Mo at the Villa Angiolina, Opatija, Croatia


When we arrived in town we went straight to the tourist office to enquire about lodging. As usual the worker there immediately got on the phone and called a prospective host. We ended up just a few blocks up from the beach in a very nice apartment tended to by an old, but very lively German woman who had created a beautiful garden on the premises. The deck overlooked the bay and offered a fantastic moon rise our first night in Opatija.









Night one in Opatija, enjoying some Croatian wine and our deck over the bay











Moon rise on the bay


The next night we moved to one of the old villa hotels right on the promenade, the Marianna. Much of the original beauty was evident, but it was also clear that much had been neglected over the years. I suspect with the rapid increase in Croatian tourism the next few years will see a lot of improvements.

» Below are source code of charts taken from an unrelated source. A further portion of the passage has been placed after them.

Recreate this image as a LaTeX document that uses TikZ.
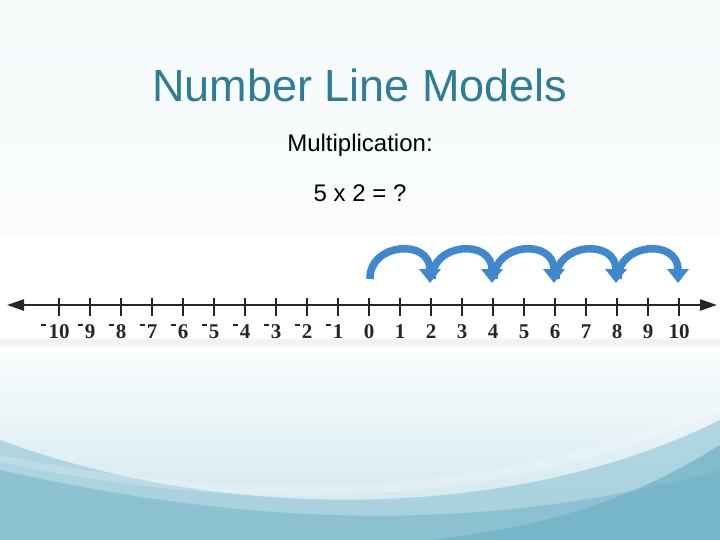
\documentclass[tikz,border=0pt]{standalone}
\usepackage{fontspec}
\setmainfont{Liberation Sans}
\newfontfamily\numfont{Liberation Serif}
\usetikzlibrary{arrows.meta}
\definecolor{titleblue}{HTML}{2E7C95}
\definecolor{linegray}{HTML}{262626}
\definecolor{jumpblue}{HTML}{3F87CF}
\definecolor{tealA}{HTML}{8DC4D4}
\definecolor{tealB}{HTML}{6FB1C5}
\definecolor{tealC}{HTML}{79B7C9}
\tikzset{
  tickmark/.style={line width=2.4pt, draw=linegray},
  numlab/.style={anchor=base, inner sep=0pt, font=\numfont\bfseries\fontsize{21}{24}\selectfont, text=linegray},
  jump/.style={line width=7.5pt, draw=jumpblue, line cap=butt, -{Triangle[width=21pt,length=14pt]}},
  axis/.style={line width=2.4pt, draw=linegray, {Triangle[width=11pt,length=17pt]}-{Triangle[width=11pt,length=17pt]}}
}
\newcommand{\negmark}{\llap{\rule[0.55em]{0.24em}{0.11em}\hspace{0.1em}}}
\begin{document}
\begin{tikzpicture}[x=1pt,y=-1pt]
\useasboundingbox (0,0) rectangle (720,540);
% background
\shade[top color=white!85!tealA!60, bottom color=white!96!tealA] (0,0) rectangle (720,236);
\shade[top color=white!97!tealA, bottom color=white!55!tealA] (0,346) rectangle (720,540);
\fill[tealA, opacity=0.6] (0,440) .. controls (230,525) and (520,520) .. (720,420) -- (720,540) -- (0,540) -- cycle;
\fill[tealC, opacity=0.6] (0,470) .. controls (200,515) and (450,545) .. (720,470) -- (720,540) -- (0,540) -- cycle;
\fill[tealB, opacity=0.7] (720,445) .. controls (640,495) and (560,525) .. (430,540) -- (720,540) -- cycle;
\fill[white, opacity=0.2] (0,455) .. controls (250,505) and (500,500) .. (720,400) -- (720,410) .. controls (500,510) and (250,515) .. (0,462) -- cycle;
% picture strip
\fill[white] (0,236) rectangle (720,346);
\fill[black!5] (0,339) rectangle (720,346);
% text
\node[font=\fontsize{45}{52}\selectfont, text=titleblue] (title) at (360,85) {Number Line Models};
\node[font=\fontsize{24}{28}\selectfont] (mult) at (360,145) {Multiplication:};
\node[font=\fontsize{24}{28}\selectfont] (eq) at (360,193) {5 x 2 = ?};
% number line
\coordinate (L) at (7,305);
\coordinate (R) at (717,305);
\draw[axis] (L) -- (R);
\foreach \i in {-10,...,10}{
  \pgfmathsetmacro{\xx}{369+31*\i}
  \coordinate (t\i) at (\xx,305);
  \draw[tickmark] ([yshift=7pt]t\i) -- ([yshift=-11pt]t\i);
}
\foreach \i in {1,...,10}{
  \node[numlab] (n\i) at ([yshift=-33pt]t\i) {\i};
  \node[numlab] (m\i) at ([yshift=-33pt]t-\i) {\negmark\i};
}
\node[numlab] (n0) at ([yshift=-33pt]t0) {0};
% jumps
\foreach \a/\b in {0/2,2/4,4/6,6/8,8/10}{
  \coordinate (s\a) at ([xshift=1pt,yshift=26pt]t\a);
  \coordinate (e\b) at ([xshift=-1pt,yshift=22pt]t\b);
  \draw[jump] (s\a) .. controls ([xshift=-1pt,yshift=36pt]s\a) and ([xshift=0pt,yshift=45pt]e\b) .. (e\b);
}
\end{tikzpicture}
\end{document}
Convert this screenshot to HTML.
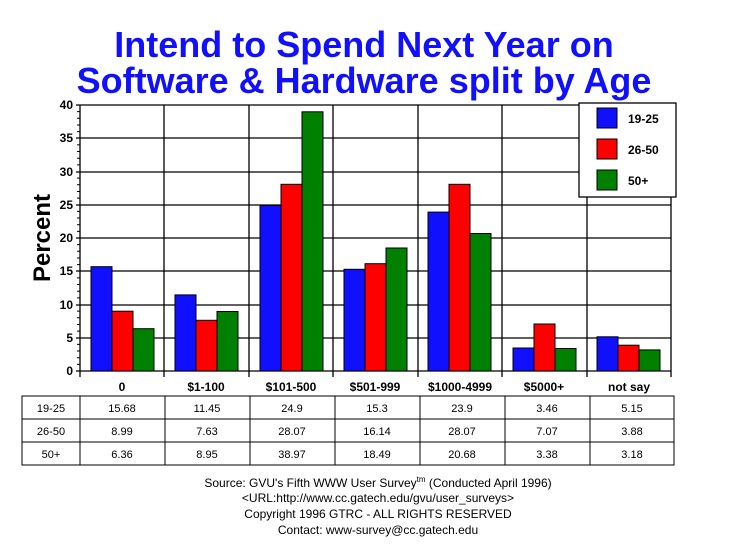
<!DOCTYPE html>
<html><head><style>body{margin:0;background:#fff}svg{display:block}</style></head><body>
<svg width="729" height="553" xmlns="http://www.w3.org/2000/svg" font-family="Liberation Sans, Arial, sans-serif">
<rect width="729" height="553" fill="#fff"/>
<text x="364" y="57" text-anchor="middle" font-size="36" font-weight="bold" fill="#1010ff">Intend to Spend Next Year on</text>
<text x="364" y="93" text-anchor="middle" font-size="36" font-weight="bold" fill="#1010ff">Software &amp; Hardware split by Age</text>
<text transform="translate(50,238) rotate(-90)" text-anchor="middle" font-size="24" font-weight="bold">Percent</text>
<g stroke="#000" stroke-width="1.3" fill="none">
<line x1="76" y1="105" x2="671" y2="105"/><line x1="76" y1="138" x2="671" y2="138"/><line x1="76" y1="172" x2="671" y2="172"/><line x1="76" y1="205" x2="671" y2="205"/><line x1="76" y1="238" x2="671" y2="238"/><line x1="76" y1="271" x2="671" y2="271"/><line x1="76" y1="305" x2="671" y2="305"/><line x1="76" y1="338" x2="671" y2="338"/><line x1="76" y1="371" x2="671" y2="371"/>
<line x1="80" y1="105" x2="80" y2="377"/><line x1="164" y1="105" x2="164" y2="377"/><line x1="249" y1="105" x2="249" y2="377"/><line x1="333" y1="105" x2="333" y2="377"/><line x1="418" y1="105" x2="418" y2="377"/><line x1="502" y1="105" x2="502" y2="377"/><line x1="587" y1="105" x2="587" y2="377"/><line x1="671" y1="105" x2="671" y2="377"/>
</g>
<path stroke="#000" stroke-width="1" d="M77 111.65H80M77 118.3H80M77 124.95H80M77 131.6H80M77 144.9H80M77 151.55H80M77 158.2H80M77 164.85H80M77 178.15H80M77 184.8H80M77 191.45H80M77 198.1H80M77 211.4H80M77 218.05H80M77 224.7H80M77 231.35H80M77 244.65H80M77 251.3H80M77 257.95H80M77 264.6H80M77 277.9H80M77 284.55H80M77 291.2H80M77 297.85H80M77 311.15H80M77 317.8H80M77 324.45H80M77 331.1H80M77 344.4H80M77 351.05H80M77 357.7H80M77 364.35H80"/>
<g font-size="12" font-weight="bold" text-anchor="end">
<text x="73" y="109">40</text><text x="73" y="142">35</text><text x="73" y="176">30</text><text x="73" y="209">25</text><text x="73" y="242">20</text><text x="73" y="275">15</text><text x="73" y="309">10</text><text x="73" y="342">5</text><text x="73" y="375">0</text>
</g>
<g stroke="#000" stroke-width="1">
<rect x="91" y="266.7" width="21" height="104.3" fill="#1010ff"/><rect x="112" y="311.2" width="21" height="59.8" fill="#ff0000"/><rect x="133" y="328.7" width="21" height="42.3" fill="#008000"/>
<rect x="175" y="294.9" width="21" height="76.1" fill="#1010ff"/><rect x="196" y="320.3" width="21" height="50.7" fill="#ff0000"/><rect x="217" y="311.5" width="21" height="59.5" fill="#008000"/>
<rect x="260" y="205.4" width="21" height="165.6" fill="#1010ff"/><rect x="281" y="184.3" width="21" height="186.7" fill="#ff0000"/><rect x="302" y="111.8" width="21" height="259.2" fill="#008000"/>
<rect x="344" y="269.3" width="21" height="101.7" fill="#1010ff"/><rect x="365" y="263.7" width="21" height="107.3" fill="#ff0000"/><rect x="386" y="248.0" width="21" height="123.0" fill="#008000"/>
<rect x="428" y="212.1" width="21" height="158.9" fill="#1010ff"/><rect x="449" y="184.3" width="21" height="186.7" fill="#ff0000"/><rect x="470" y="233.5" width="21" height="137.5" fill="#008000"/>
<rect x="513" y="348.0" width="21" height="23.0" fill="#1010ff"/><rect x="534" y="324.0" width="21" height="47.0" fill="#ff0000"/><rect x="555" y="348.5" width="21" height="22.5" fill="#008000"/>
<rect x="597" y="336.8" width="21" height="34.2" fill="#1010ff"/><rect x="618" y="345.2" width="21" height="25.8" fill="#ff0000"/><rect x="639" y="349.9" width="21" height="21.1" fill="#008000"/>
</g>
<g font-size="12" font-weight="bold" text-anchor="middle">
<text x="122" y="391">0</text><text x="206" y="391">$1-100</text><text x="291" y="391">$101-500</text><text x="375" y="391">$501-999</text><text x="460" y="391">$1000-4999</text><text x="544" y="391">$5000+</text><text x="629" y="391">not say</text>
</g>
<rect x="579" y="103" width="97" height="94" fill="#fff" stroke="#000" stroke-width="1.3"/>
<rect x="597" y="108" width="20" height="20" fill="#1010ff" stroke="#000"/>
<rect x="597" y="139" width="20" height="20" fill="#ff0000" stroke="#000"/>
<rect x="597" y="170" width="20" height="20" fill="#008000" stroke="#000"/>
<g font-size="12" font-weight="bold"><text x="628" y="123">19-25</text><text x="628" y="154">26-50</text><text x="628" y="185">50+</text></g>
<g stroke="#000" stroke-width="1" fill="none">
<rect x="22" y="396" width="652" height="69"/>
<line x1="22" y1="419" x2="674" y2="419"/><line x1="22" y1="442" x2="674" y2="442"/>
<line x1="80" y1="396" x2="80" y2="465"/><line x1="165" y1="396" x2="165" y2="465"/><line x1="250" y1="396" x2="250" y2="465"/><line x1="335" y1="396" x2="335" y2="465"/><line x1="420" y1="396" x2="420" y2="465"/><line x1="505" y1="396" x2="505" y2="465"/><line x1="590" y1="396" x2="590" y2="465"/>
</g>
<g font-size="11" text-anchor="middle">
<text x="51" y="412">19-25</text><text x="122" y="412">15.68</text><text x="207" y="412">11.45</text><text x="292" y="412">24.9</text><text x="377" y="412">15.3</text><text x="462" y="412">23.9</text><text x="547" y="412">3.46</text><text x="632" y="412">5.15</text>
<text x="51" y="435">26-50</text><text x="122" y="435">8.99</text><text x="207" y="435">7.63</text><text x="292" y="435">28.07</text><text x="377" y="435">16.14</text><text x="462" y="435">28.07</text><text x="547" y="435">7.07</text><text x="632" y="435">3.88</text>
<text x="51" y="458">50+</text><text x="122" y="458">6.36</text><text x="207" y="458">8.95</text><text x="292" y="458">38.97</text><text x="377" y="458">18.49</text><text x="462" y="458">20.68</text><text x="547" y="458">3.38</text><text x="632" y="458">3.18</text>
</g>
<g font-size="12" text-anchor="middle">
<text x="378" y="487">Source: GVU's Fifth WWW User Survey<tspan font-size="8" dy="-5">tm</tspan><tspan dy="5">  (Conducted April 1996)</tspan></text>
<text x="378" y="502">&lt;URL:http://www.cc.gatech.edu/gvu/user_surveys&gt;</text>
<text x="378" y="518">Copyright 1996 GTRC -  ALL RIGHTS RESERVED</text>
<text x="378" y="534">Contact: www-survey@cc.gatech.edu</text>
</g>
</svg>
</body></html>
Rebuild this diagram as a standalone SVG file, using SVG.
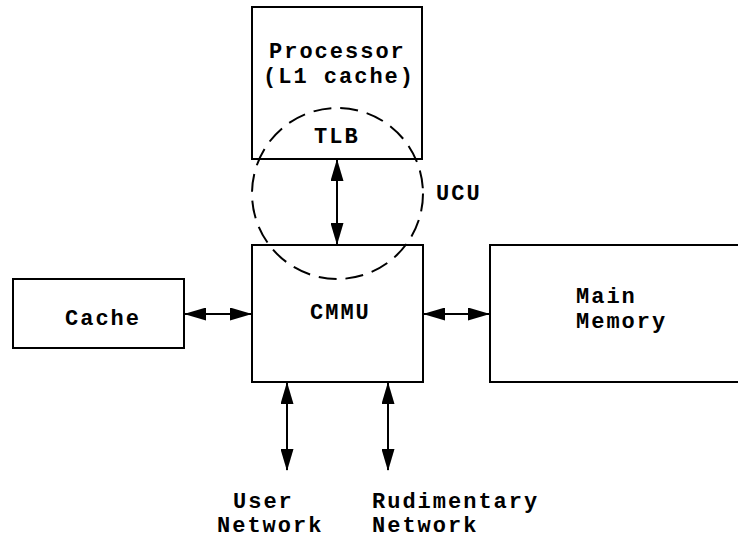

Our humble hotel for 60 Euros/night (off season of course)


That night we walked the promenade looking for a dinner spot. After a short time the rain began and increased by the minute. As the rain built to an official down pour our desperation for a shelter and dinner, in that order, increased rapidly. We were beyond the restaurant shopping mode, so the first place we say we ducked in to. The fact that it was elegant establishment was evident right away. We looked like a couple of drowning rats, but the group of greeters at the door treated our entry like the arrival of royalty.

It ended up being one of the finest dining experiences of our life, with a seven course meal almost all fresh from the sea. When we got ready to leave they graciously brought us the bill which we paid with a credit card. All was fine except in our haste leaving the hotel we brought no cash and in Croatia tips can not be left on credit cards. We apologized profusely, but the waiting staff shook it all off and insisted it was their pleasure to serve us and dont worry about a tip.

After a couple of days of the good life and some nice hikes in to the hill we headed for inland Croatia.